>>
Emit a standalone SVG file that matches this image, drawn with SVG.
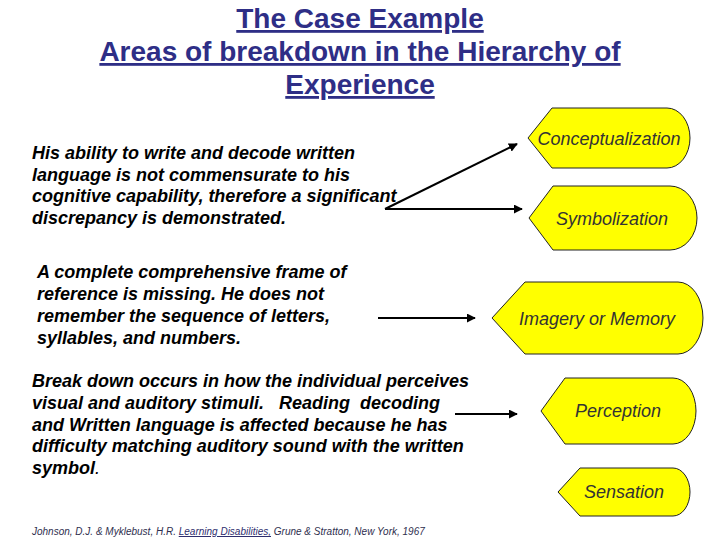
<svg xmlns="http://www.w3.org/2000/svg" width="720" height="540" viewBox="0 0 720 540">
<style>
.title{font-family:"Liberation Sans",Arial,sans-serif;font-size:28px;font-weight:bold;fill:#2e2e86;text-anchor:middle;text-decoration:underline;}
.body{font-family:"Liberation Sans",Arial,sans-serif;font-size:18px;font-weight:bold;font-style:italic;fill:#000;white-space:pre;}
.node path{fill:#ffff00;stroke:#222;stroke-width:1;}
.node text{font-family:"Liberation Sans",Arial,sans-serif;font-size:18px;font-style:italic;fill:#333;text-anchor:middle;}
.conn line{stroke:#000;stroke-width:2;marker-end:url(#ah);}
.cite{font-family:"Liberation Sans",Arial,sans-serif;font-size:10px;font-style:italic;fill:#2e2e4e;}
</style>
<defs>
<marker id="ah" viewBox="0 0 10 10" refX="9" refY="5" markerWidth="4.5" markerHeight="4.5" orient="auto" markerUnits="strokeWidth">
<path d="M0,0 L10,5 L0,10 Z" fill="#000"/>
</marker>
</defs>
<rect width="720" height="540" fill="#fff"/>
<g id="title">
<text class="title" x="360" y="28">The Case Example</text>
<text class="title" x="360" y="61">Areas of breakdown in the Hierarchy of</text>
<text class="title" x="360" y="94">Experience</text>
</g>
<g id="text1">
<text class="body" x="32" y="159">His ability to write and decode written</text>
<text class="body" x="32" y="180.5">language is not commensurate to his</text>
<text class="body" x="32" y="202">cognitive capability, therefore a significant</text>
<text class="body" x="32" y="223.5">discrepancy is demonstrated.</text>
</g>
<g id="text2">
<text class="body" x="37" y="278">A complete comprehensive frame of</text>
<text class="body" x="37" y="300">reference is missing. He does not</text>
<text class="body" x="37" y="322">remember the sequence of letters,</text>
<text class="body" x="37" y="343.5">syllables, and numbers.</text>
</g>
<g id="text3">
<text class="body" x="32" y="387">Break down occurs in how the individual perceives</text>
<text class="body" x="32" y="409">visual and auditory stimuli.   Reading  decoding</text>
<text class="body" x="32" y="430.5">and Written language is affected because he has</text>
<text class="body" x="32" y="452">difficulty matching auditory sound with the written</text>
<text class="body" x="32" y="473.5">symbol<tspan font-weight="normal">.</tspan></text>
</g>
<g id="conceptualization" class="node">
<path d="M528,138 L552,108 L667,108 A23,30 0 0 1 667,168 L552,168 Z"/>
<text x="609" y="145">Conceptualization</text>
</g>
<g id="symbolization" class="node">
<path d="M529,218 L553,186 L670,186 A27,32 0 0 1 670,250 L553,250 Z"/>
<text x="612" y="225">Symbolization</text>
</g>
<g id="imagery" class="node">
<path d="M492,318 L525,282 L678,282 A25,36 0 0 1 678,354 L525,354 Z"/>
<text x="597" y="325">Imagery or Memory</text>
</g>
<g id="perception" class="node">
<path d="M541,411 L565,378 L673,378 A23,33 0 0 1 673,444 L565,444 Z"/>
<text x="618" y="417">Perception</text>
</g>
<g id="sensation" class="node">
<path d="M558,492 L580,468 L673,468 A17,24 0 0 1 673,516 L580,516 Z"/>
<text x="624" y="498">Sensation</text>
</g>
<g id="connectors" class="conn">
<line x1="385" y1="209" x2="517" y2="144"/>
<line x1="385" y1="209" x2="522" y2="209"/>
<line x1="378" y1="318" x2="475" y2="318"/>
<line x1="455" y1="414" x2="517" y2="414"/>
</g>
<g id="citation">
<text class="cite" x="32" y="535">Johnson, D.J. &amp; Myklebust, H.R. <tspan text-decoration="underline" fill="#2e2e6e">Learning Disabilities,</tspan> Grune &amp; Stratton, New York, 1967</text>
</g>
</svg>
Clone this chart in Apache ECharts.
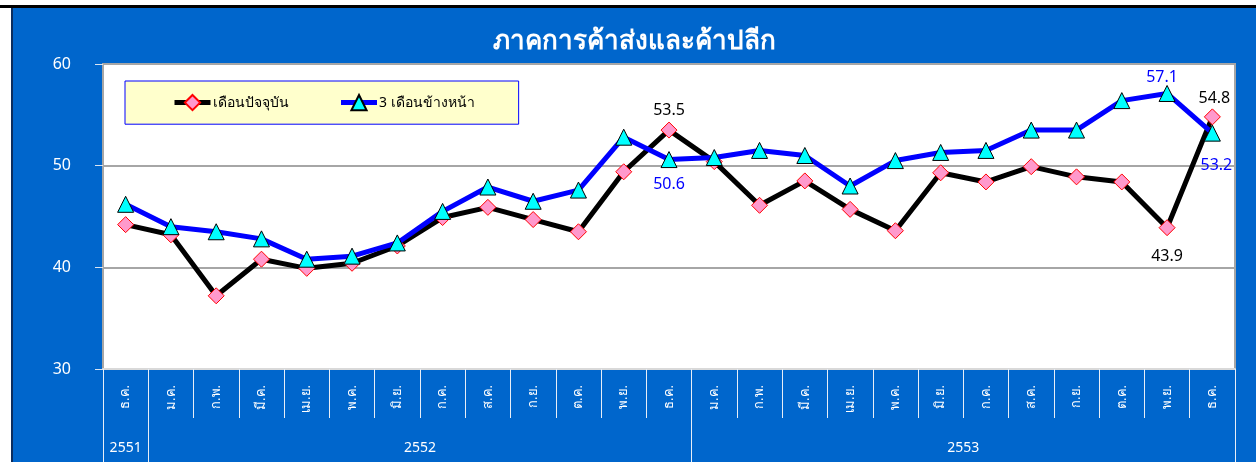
<!DOCTYPE html>
<html lang="th">

<head>
    <meta charset="UTF-8">
    <script src="https://cdn.jsdelivr.net/npm/echarts@6/dist/echarts.min.js"></script>
    <title>ภาคการค้าส่งและค้าปลีก</title>
    <style>
        html, body { margin: 0; padding: 0; background: #fff; overflow: hidden; }
        #topLine { position: absolute; left: 0; top: 5px; width: 1256px; height: 3px; background: #000; }
        #chart { position: absolute; left: 11px; top: 8px; width: 1245px; height: 454px;
                 border-left: 2px solid #0b2d5e; box-sizing: border-box; }
    </style>
</head>

<body>
    <div id="topLine"></div>
    <div id="chart"></div>
    <script>
        var months = ['ธ.ค.', 'ม.ค.', 'ก.พ.', 'มี.ค.', 'เม.ย.', 'พ.ค.', 'มิ.ย.', 'ก.ค.', 'ส.ค.', 'ก.ย.', 'ต.ค.', 'พ.ย.', 'ธ.ค.',
            'ม.ค.', 'ก.พ.', 'มี.ค.', 'เม.ย.', 'พ.ค.', 'มิ.ย.', 'ก.ค.', 'ส.ค.', 'ก.ย.', 'ต.ค.', 'พ.ย.', 'ธ.ค.'];
        var years = ['2551', '2552', '2553'];
        var yearSpans = [1, 12, 12];
        var current = [44.2, 43.2, 37.2, 40.8, 39.9, 40.4, 42.1, 44.9, 45.9, 44.7, 43.5, 49.4, 53.5,
            50.4, 46.1, 48.5, 45.7, 43.6, 49.3, 48.4, 49.9, 48.9, 48.4, 43.9, 54.8];
        var next3 = [46.2, 44.0, 43.5, 42.8, 40.8, 41.1, 42.4, 45.5, 47.9, 46.5, 47.6, 52.8, 50.6,
            50.8, 51.5, 51.0, 48.0, 50.5, 51.3, 51.5, 53.5, 53.5, 56.4, 57.1, 53.2];
        var yTicks = [30, 40, 50, 60];
        var seriesNames = ['เดือนปัจจุบัน', '3 เดือนข้างหน้า'];

        var font = '"Noto Sans", Tahoma, sans-serif';

        // year row: boundaries and centres in category units
        var yearEdges = [0];
        var yearMids = [];
        yearSpans.forEach(function (n, i) {
            yearMids.push(yearEdges[i] + n / 2);
            yearEdges.push(yearEdges[i] + n);
        });

        // which points carry a value label: [position, distance, x offset]
        var curLabels = { 12: ['top', 3, 0], 23: ['bottom', 12, 0], 24: ['top', 2, 2] };
        var nextLabels = { 12: ['bottom', 8, 0], 23: ['top', 0, -5], 24: ['bottom', 16, 4] };

        function withLabels(values, marks, color) {
            return values.map(function (v, i) {
                var m = marks[i];
                if (!m) return v;
                return {
                    value: v,
                    label: {
                        show: true,
                        position: m[0],
                        distance: m[1],
                        offset: [m[2], 0],
                        color: color,
                        fontSize: 16,
                        fontFamily: font,
                        formatter: function (p) { return p.value.toFixed(1); }
                    }
                };
            });
        }

        var chart = echarts.init(document.getElementById('chart'));
        chart.setOption({
            backgroundColor: '#0066cc',
            animation: false,
            title: {
                text: 'ภาคการค้าส่งและค้าปลีก',
                left: 'center',
                top: 16,
                textStyle: { color: '#fff', fontSize: 26, fontWeight: 'bold', fontFamily: font }
            },
            legend: {
                left: 112,
                top: 73,
                padding: [13, 44, 13, 47],
                itemGap: 50,
                itemWidth: 36,
                itemHeight: 19,
                backgroundColor: '#ffffcc',
                borderColor: '#0000ff',
                borderWidth: 1,
                lineStyle: { width: 5 },
                textStyle: { color: '#000', fontSize: 14, fontFamily: font, padding: [0, 0, 0, -3] },
                data: seriesNames
            },
            grid: {
                left: 90,
                right: 21,
                top: 56,
                bottom: 93,
                show: true,
                backgroundColor: '#fff',
                borderColor: '#a6a6a6',
                borderWidth: 2
            },
            xAxis: [
                {
                    type: 'category',
                    data: months,
                    boundaryGap: true,
                    axisLine: { show: true, lineStyle: { color: '#d9d9d9', width: 2 } },
                    axisTick: { show: true, interval: 0, length: 49, lineStyle: { color: '#e8eef7', width: 1 } },
                    axisLabel: { interval: 0, rotate: 90, margin: 16, color: '#fff', fontSize: 13, fontFamily: font }
                },
                {
                    type: 'value',
                    min: 0,
                    max: months.length,
                    position: 'bottom',
                    axisLine: { show: false },
                    splitLine: { show: false },
                    axisTick: { show: true, customValues: yearEdges, length: 93, lineStyle: { color: '#e8eef7', width: 1 } },
                    axisLabel: {
                        customValues: yearMids,
                        margin: 72,
                        color: '#fff',
                        fontSize: 14,
                        fontFamily: font,
                        formatter: function (v) { return years[yearMids.indexOf(v)]; }
                    }
                }
            ],
            yAxis: {
                type: 'value',
                min: yTicks[0],
                max: yTicks[yTicks.length - 1],
                interval: 10,
                axisLine: { show: false },
                axisTick: { show: true, length: 8, lineStyle: { color: '#d9e4f2' } },
                axisLabel: { color: '#fff', fontSize: 16, margin: 32, fontFamily: font },
                splitLine: { lineStyle: { color: '#a6a6a6', width: 2 } }
            },
            series: [
                {
                    name: seriesNames[0],
                    type: 'line',
                    data: withLabels(current, curLabels, '#000'),
                    symbol: 'diamond',
                    symbolSize: 16,
                    lineStyle: { color: '#000', width: 5 },
                    itemStyle: { color: '#ff99cc', borderColor: '#ff0000', borderWidth: 1 },
                    z: 2
                },
                {
                    name: seriesNames[1],
                    type: 'line',
                    data: withLabels(next3, nextLabels, '#0000ff'),
                    symbol: 'triangle',
                    symbolSize: 16,
                    lineStyle: { color: '#0000ff', width: 5 },
                    itemStyle: { color: '#00ffff', borderColor: '#000', borderWidth: 1 },
                    z: 3
                }
            ]
        });
    </script>
</body>

</html>
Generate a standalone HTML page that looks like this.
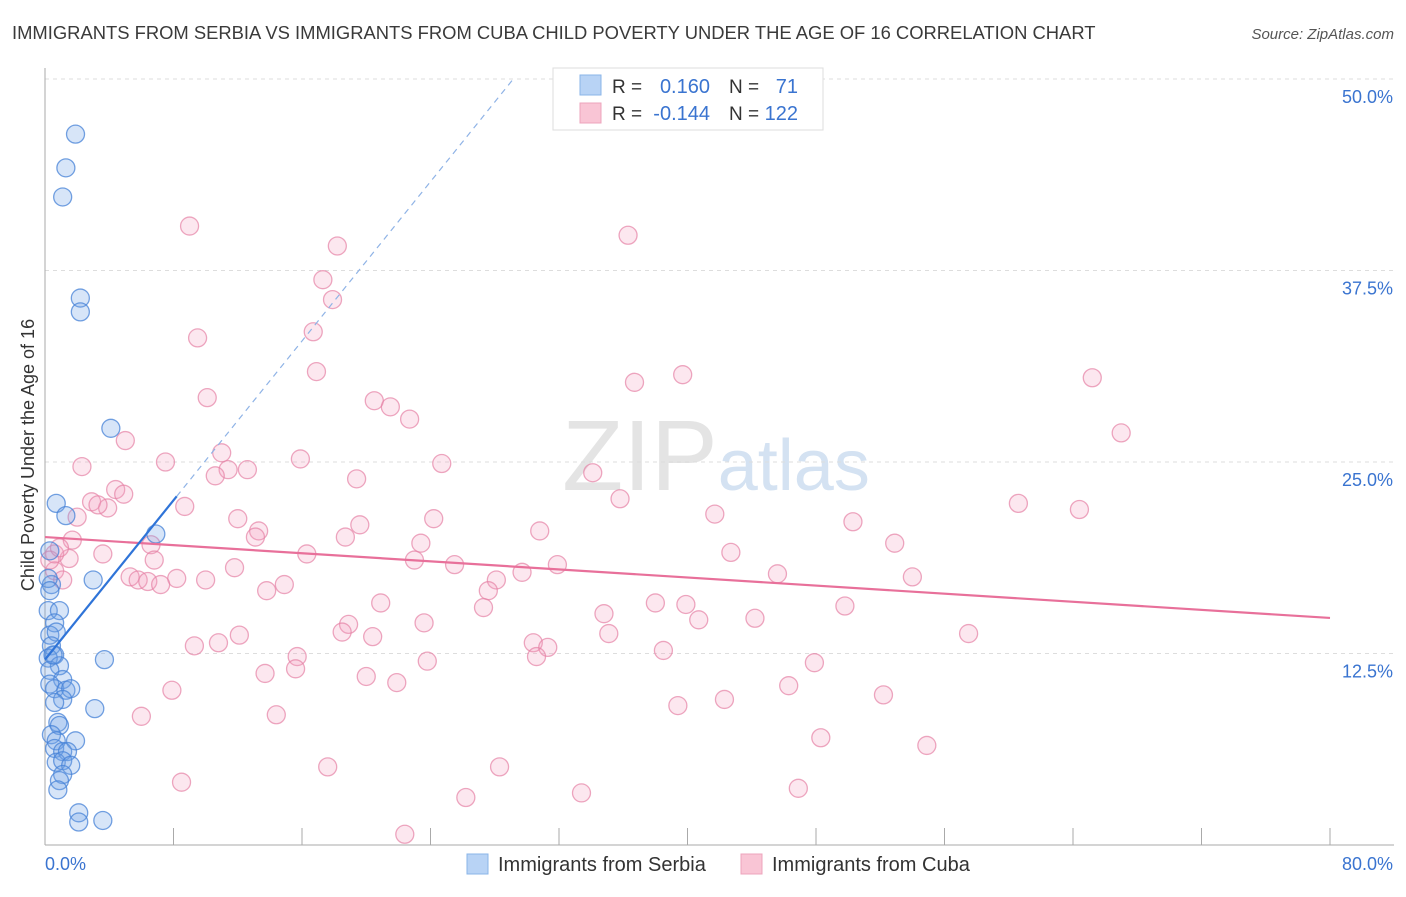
<!DOCTYPE html>
<html><head><meta charset="utf-8"><style>
body{margin:0;background:#fff;font-family:"Liberation Sans",sans-serif;}
svg text{font-family:"Liberation Sans",sans-serif;}
</style></head><body>
<svg id="chart" width="1406" height="892" xmlns="http://www.w3.org/2000/svg">
<text x="12" y="39" font-size="18.4" fill="#3a3a3a">IMMIGRANTS FROM SERBIA VS IMMIGRANTS FROM CUBA CHILD POVERTY UNDER THE AGE OF 16 CORRELATION CHART</text>
<text x="1394" y="39" font-size="15" fill="#555" text-anchor="end" font-style="italic">Source: ZipAtlas.com</text>
<text x="716" y="490" font-size="100" text-anchor="middle" fill="#e4e4e4" font-family="Liberation Serif">ZIP<tspan fill="#d4e2f2" font-family="Liberation Sans" font-size="72">atlas</tspan></text>
<g id="grid"></g><g id="axes"></g><g id="lines-under"></g><g id="points"></g><g id="lines"></g>
<text transform="translate(34,455) rotate(-90)" font-size="18" fill="#333" text-anchor="middle">Child Poverty Under the Age of 16</text>
<g>
<rect x="553" y="68" width="270" height="62" fill="#fff" stroke="#ddd"/>
<rect x="580" y="75" width="21" height="20" fill="#b8d3f5" stroke="#8ab4e8"/>
<rect x="580" y="103" width="21" height="20" fill="#f9c5d5" stroke="#eda4bc"/>
<text x="612" y="93" font-size="19" fill="#333">R =</text><text x="710" y="93" font-size="20" fill="#3a74d0" text-anchor="end">0.160</text>
<text x="729" y="93" font-size="19" fill="#333">N =</text><text x="798" y="93" font-size="20" fill="#3a74d0" text-anchor="end">71</text>
<text x="612" y="120" font-size="19" fill="#333">R =</text><text x="710" y="120" font-size="20" fill="#3a74d0" text-anchor="end">-0.144</text>
<text x="729" y="120" font-size="19" fill="#333">N =</text><text x="798" y="120" font-size="20" fill="#3a74d0" text-anchor="end">122</text>
</g>
<g>
<rect x="467" y="854" width="21" height="20" fill="#b8d3f5" stroke="#8ab4e8"/>
<text x="498" y="871" font-size="20" fill="#333">Immigrants from Serbia</text>
<rect x="741" y="854" width="21" height="20" fill="#f9c5d5" stroke="#eda4bc"/>
<text x="772" y="871" font-size="20" fill="#333">Immigrants from Cuba</text>
</g>
</svg>
<script>
const yTicks=[12.5,25,37.5,50];
const yTickLabels=["12.5%","25.0%","37.5%","50.0%"];
const xTicks=[0,8,16,24,32,40,48,56,64,72,80];
const serbiaX=[1.9,1.3,1.1,2.2,2.2,4.1,0.7,1.3,6.9,3.0,3.7,3.1,0.3,0.4,0.2,0.9,0.6,0.3,0.7,0.4,0.6,0.2,0.9,0.3,1.1,0.3,0.6,1.3,1.6,1.1,0.6,0.8,0.9,0.4,0.7,1.9,0.6,1.1,1.4,0.7,1.1,1.6,1.1,0.9,0.8,2.1,2.1,3.6,0.2,0.3,0.5];
const serbiaY=[46.4,44.2,42.3,35.7,34.8,27.2,22.3,21.5,20.3,17.3,12.1,8.9,19.2,17.0,15.3,15.3,14.5,13.7,13.9,13.0,12.4,12.2,11.7,11.4,10.8,10.5,10.2,10.1,10.2,9.5,9.3,8.0,7.8,7.2,6.8,6.8,6.3,6.1,6.1,5.4,5.5,5.2,4.6,4.2,3.6,2.1,1.5,1.6,17.4,16.6,12.4];
const cubaX=[9.0,36.3,18.2,17.3,17.9,16.7,9.5,16.9,36.7,39.7,65.2,10.1,20.5,21.5,22.7,67.0,5.0,11.0,7.5,2.3,24.7,15.9,12.6,11.4,10.6,34.1,19.4,2.9,4.4,4.9,3.9,3.3,35.8,60.6,64.4,8.7,2.0,12.0,24.2,41.7,50.3,19.6,30.8,13.3,13.1,18.7,1.7,6.6,52.9,23.4,3.6,42.7,16.3,1.5,6.8,31.9,23.0,25.5,11.8,29.7,0.6,1.1,5.3,5.8,6.4,8.2,10.0,7.2,14.9,28.1,13.8,27.6,45.6,54.0,20.9,38.0,39.9,49.8,27.3,34.8,40.7,44.2,23.6,18.9,18.5,20.4,12.1,35.1,57.5,30.4,31.3,9.3,10.8,38.5,15.7,30.6,15.6,23.8,47.9,13.7,20.0,21.9,7.9,46.3,52.2,42.3,39.4,14.4,6.0,48.3,54.9,17.6,28.3,8.5,26.2,33.4,46.9,22.4,0.6,0.3,0.9];
const cubaY=[40.4,39.8,39.1,36.9,35.6,33.5,33.1,30.9,30.2,30.7,30.5,29.2,29.0,28.6,27.8,26.9,26.4,25.6,25.0,24.7,24.9,25.2,24.5,24.5,24.1,24.3,23.9,22.4,23.2,22.9,22.0,22.2,22.6,22.3,21.9,22.1,21.4,21.3,21.3,21.6,21.1,20.9,20.5,20.5,20.1,20.1,19.9,19.6,19.7,19.7,19.0,19.1,19.0,18.7,18.6,18.3,18.6,18.3,18.1,17.8,17.9,17.3,17.5,17.3,17.2,17.4,17.3,17.0,17.0,17.3,16.6,16.6,17.7,17.5,15.8,15.8,15.7,15.6,15.5,15.1,14.7,14.8,14.5,14.4,13.9,13.6,13.7,13.8,13.8,13.2,12.9,13.0,13.2,12.7,12.3,12.3,11.5,12.0,11.9,11.2,11.0,10.6,10.1,10.4,9.8,9.5,9.1,8.5,8.4,7.0,6.5,5.1,5.1,4.1,3.1,3.4,3.7,0.7,19.0,18.6,19.4];
const serbiaTrend=[12.1,1.3];
const cubaTrend=[20.1,-0.066];
const serbiaSolidEnd=8.2, serbiaDashEnd=29.2;

const NS="http://www.w3.org/2000/svg";
const X0=45,X1=1330,YB=845,YT=79;
function xs(v){return X0+(v/80)*(X1-X0);}
function ys(v){return YB-(v/50)*(YB-YT);}
function mk(tag,attrs,parent){const e=document.createElementNS(NS,tag);for(const k in attrs)e.setAttribute(k,attrs[k]);parent.appendChild(e);return e;}
const grid=document.getElementById('grid'),axes=document.getElementById('axes');
yTicks.forEach((t,i)=>{
  const l=mk('line',{x1:X0,x2:1394,y1:ys(t),y2:ys(t),stroke:'#ddd','stroke-dasharray':'4,4'},grid);
  
  
  const tx=mk('text',{x:1393,y:ys(t)+24,'font-size':18,fill:'#3a74d0','text-anchor':'end'},axes);
  tx.textContent=yTickLabels[i];
  
  
});
const ax=mk('line',{x1:X0,x2:X0,y1:68,y2:YB,stroke:'#aaa'},axes);


const xa=mk('line',{x1:X0,x2:1394,y1:YB,y2:YB,stroke:'#aaa'},axes);


xTicks.forEach(t=>{
  const l=mk('line',{x1:xs(t),x2:xs(t),y1:YB,y2:YB-17,stroke:'#aaa'},axes);
  
  
});
const xl0=mk('text',{x:45,y:870,'font-size':18,fill:'#3a74d0'},axes);xl0.textContent='0.0%';


const xl1=mk('text',{x:1393,y:870,'font-size':18,fill:'#3a74d0','text-anchor':'end'},axes);xl1.textContent='80.0%';



const pts=document.getElementById('points');
cubaX.forEach((v,i)=>{
  const c=mk('circle',{cx:xs(v),cy:ys(cubaY[i]),r:9,fill:'rgba(244,160,190,0.25)',stroke:'rgba(230,130,165,0.7)','stroke-width':1.3},pts);
  
  
});
serbiaX.forEach((v,i)=>{
  const c=mk('circle',{cx:xs(v),cy:ys(serbiaY[i]),r:9,fill:'rgba(110,160,230,0.28)',stroke:'rgba(70,130,215,0.75)','stroke-width':1.3},pts);
  
  
});
const lines=document.getElementById('lines');
const pl=mk('line',{x1:xs(0),y1:ys(cubaTrend[0]),x2:xs(80),y2:ys(cubaTrend[0]+cubaTrend[1]*80),stroke:'#e8709a','stroke-width':2.2},lines);


const bl=mk('line',{x1:xs(0),y1:ys(serbiaTrend[0]),x2:xs(serbiaSolidEnd),y2:ys(serbiaTrend[0]+serbiaTrend[1]*serbiaSolidEnd),stroke:'#2f74d8','stroke-width':2.2},lines);


const bd=mk('line',{x1:xs(serbiaSolidEnd),y1:ys(serbiaTrend[0]+serbiaTrend[1]*serbiaSolidEnd),x2:xs(serbiaDashEnd),y2:ys(serbiaTrend[0]+serbiaTrend[1]*serbiaDashEnd),stroke:'#8fb3e6','stroke-width':1.2,'stroke-dasharray':'6,5'},lines);


</script>
</body></html>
<<
Collect the complete line wherever the string "this" appears in the records.

Emit a standalone SVG file that matches this image, drawn with SVG.
Clone this chart in Apache ECharts.
Generate a standalone HTML page that looks like this.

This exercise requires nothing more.